Poster
in
Workshop: 2nd Generative AI for Biology Workshop
Biological Reasoning with Reinforcement Learning through Natural Language Enables Generalizable Zero-Shot Cell Type Annotations
Xi Wang · Runzi Tan · Simona Cristea
Keywords: [ scRNAseq ] [ benchmarking ] [ DeepSeek-R1 ] [ cell type annotation ] [ zero-shot ] [ LLM ]
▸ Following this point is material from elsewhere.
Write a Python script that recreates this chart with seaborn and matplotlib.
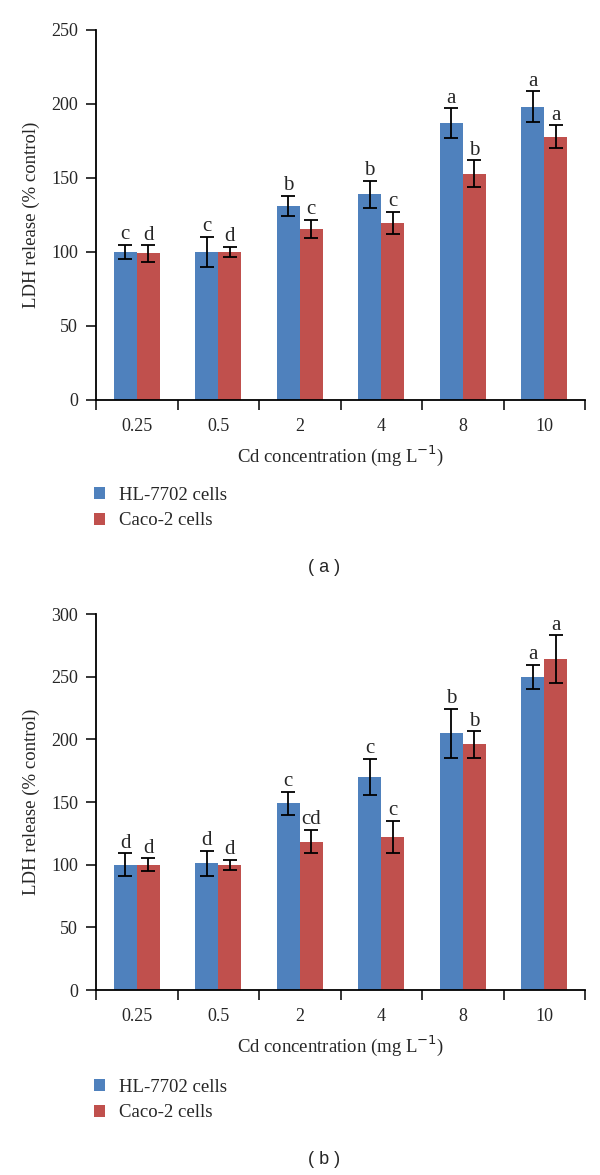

Single-cell RNA-sequencing (scRNA-seq) has revolutionized biomedical research by enabling detailed characterization of cell populations, but cell type annotation remains labor-intensive and limited by expert knowledge and specialized algorithms. Here, we demonstrate that DeepSeek-R1, a 671B-parameter large language model (LLM) trained with reinforcement learning, can perform zero-shot scRNAseq cell type annotation by using ranked lists of marker genes as prompts. Through extensive and detailed investigations, we assess DeepSeek-R1’s cell type annotation performance at both cluster-level and single-cell level and demonstrate that DeepSeek-R1 achieves comparable or superior accuracy to expert models such as scTab or scGPT, while providing better adaptability, generalization to novel datasets, and interpretable biological rationales for its predictions. These results highlight the potential of generalist LLMs in biological applications, showing evidence of test-time scaling in biology through natural language reasoning.